21 Mar 2016

Little People, Big Hearts

I have a problem with today's society. There is an urge for 'being somebody', for being noticed, being with it, breaking it, making it, becoming famous. What rigs it even more is that the quest for be(com)ing somebody is defined by one parameter - the popularity contest. It is driven by celebrity culture, inflated by social media (creating the ephemeral buzz and elusive cool factor) and misguided by the reality TV agenda (whereby we are sold the idea that anyone - just anyone - can be someone). In a world where individuals are hungry for fame and still stand famished as the fame they're craving for does not sustain in the long run, I am wondering: what's wrong with just wanting to be/ stay ordinary - as in not famous - at all?

My great great grandad Ferdinand's village in Picardie, France (pic source)

Ordinary and be of worth, able to accomplish worthwhile things, like a job done right, and be a caring child, spouse, parent, friend, neighbour. To establish and maintain one's value system and cause no harm nor prejudice. Respectful of life in all its representations, down to nature that surrounds us. Give a meaning to life that is not dependent upon external objects.

I have discussed the ordinary folks before now and to me they are anything but ordinary. I hold so much respect for them! No need to be searching high and low for we are surrounded by them in our own lifelines. Take my maternal great great auntie, Claire, an industrious Corsican woman who worked her land her entire life, with nothing like a day in lieu or a pension to fall back on. Take my paternal great grandad, Louis, who started work at 6 years of age down his local textile mill in Picardie, northern France, and later took his leave... to experience the trenches of the Great War.
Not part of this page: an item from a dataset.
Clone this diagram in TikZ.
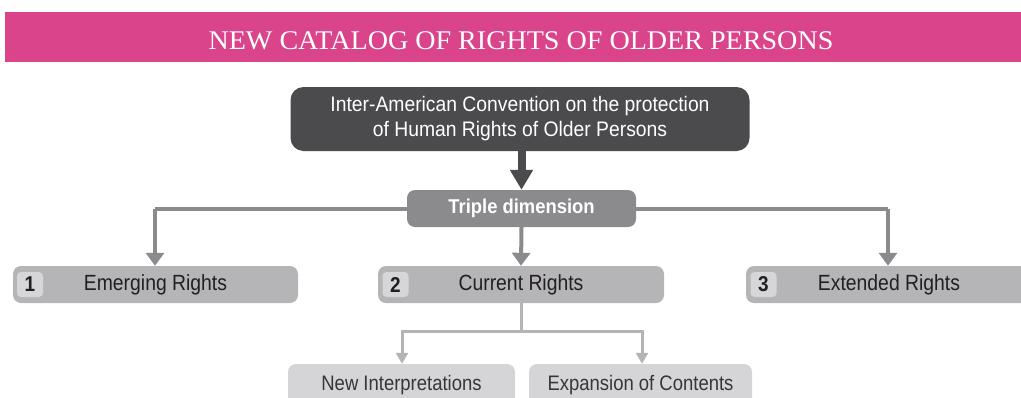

Or how about Louis's dad, Ferdinand, a weaver and family man whose life was stolen off him at 45 on his way to work, engulfed by snow drift in the wee hours of the morning... His tragic passing didn't make the news.

Ferdinand is buried in the Fluquières cemetery (pic source)

Those are ordinary folks, working-class heroes in their own right. They glide in and out of the grand scheme of things, and get no mention in history books. Yet in the great architecture of the universe, those are the artisans who laboured their lives away and still managed to grow spiritually and enrich their communities with a strong set of values. 

Dignity, pride, honour, honesty, respect, grace, compassion, loving care, knowledge, inner wisdom, gratitude, acceptance, resilience, bravery, labour - and an immense strength of character that we, the modern folks in quest of the un-ordinary, should take a leaf out of. These 'behind-the-scenes' folks were used by governments and corporate but still held their all while acting as the cannon-fodder that fuelled the mills during peace and the artillery during war. They still found the time and energy to be creative in their frugal ways, attend to their land agroecologically (way before the term was coined!), make do with little they owned, fix and build things, make life beautiful, feed a family and raise the kids right, go to church, believe in Heaven and redemption and hone their own conception of the after-life, and an earnest belief in the continuous betterment of man.

They lived in rural communities and were in tune with nature that they nurtured, knew every plant, concocted herbal remedies, understood the weather patterns, nature cycles, the seasons and the lunar calendar, and referred to the almanac. They were fabulous story-tellers, and the guardians of family anecdotes, local legends and folk tales. They met up with family and friends in a spirit of conviviality. They always had a bowl of soup at the ready for someone even poorer than themselves who would come knocking on their door. They were hardly school-educated, and so what? They could function autonomously, solidly grounded in common sense and observation. They were entrepreneurial, inventive and never backed down. They lived a simple life but that didn't make them the commoners they may be described as by whoever is hungry for fame and a material lifestyle that ends up tarnishing their soul. For to be rich is to own inner riches, and these cannot be bought.